We are currently dealing with some user feedback o...
# community-help
s
We are currently dealing with some user feedback on the semantic search. It creates a controversy on how and where to handle that requirement from the user. Contextual details: We are using auto-embedding during indexing and therefore during querying as well. The UI is some react application using
instantsearch
, connected through the
typesense-instantsearch-adapater
. Scenario: The users are performing case sensitive semantic searches and comparing the results. User feedback:
scrum master
and
Scrum master
are semantically rather the same than different. Capitalization on searches shouldn't matter for most situations (especially in English, other languages might differ though ... but this is probably a different story). User expectation: Both search queries should result in the same semantic results. Now to the controversy: Apparently embeddings for those two search terms will be different.
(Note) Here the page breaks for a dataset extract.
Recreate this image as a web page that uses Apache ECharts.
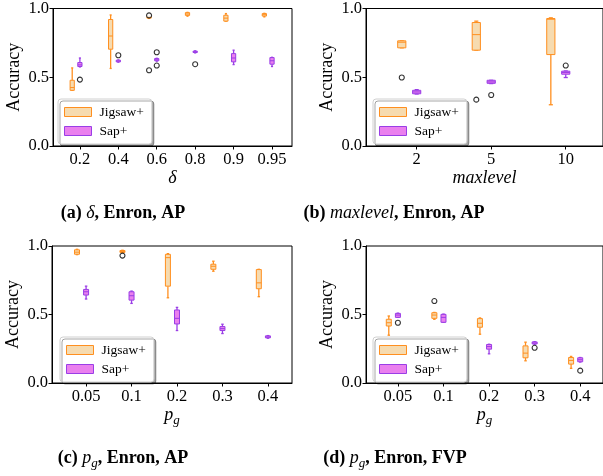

And therefore, results for vector distances will differ, too. In order to fulfill the clients request though, the question arose where to manipulate the query to ensure same results are returned. 1. A simple, naive solution would manipulation in the UI already. Drawback when doing this: we are messing with
uiState
and actually impacting the routing as well (user types in
?q=Scrum+master
, the URL will say
?q=scrum+master
and as soon as the user reloads the page with that URL, it will be lower cased as well). Additionally, this offloads how the search engine should behave rather to the frontend than the engine itself. 2. A better solution might be modifying the query on the "server side". Is there any option to e.g. configure / manage the used tokenizer (or better normalizer) of the auto-embedding to lower case queries first? (This would become handy, as also trailing whitespaces in the query cause different vector search results - throwing off users) 3. Overall, the engineering team understands the semantic search and different results. However, the user has some very specific expectation, which we'd like to get to as close as possible - if possible at all. Meaning, maybe this is such an edge case scenario and we rather need user education only.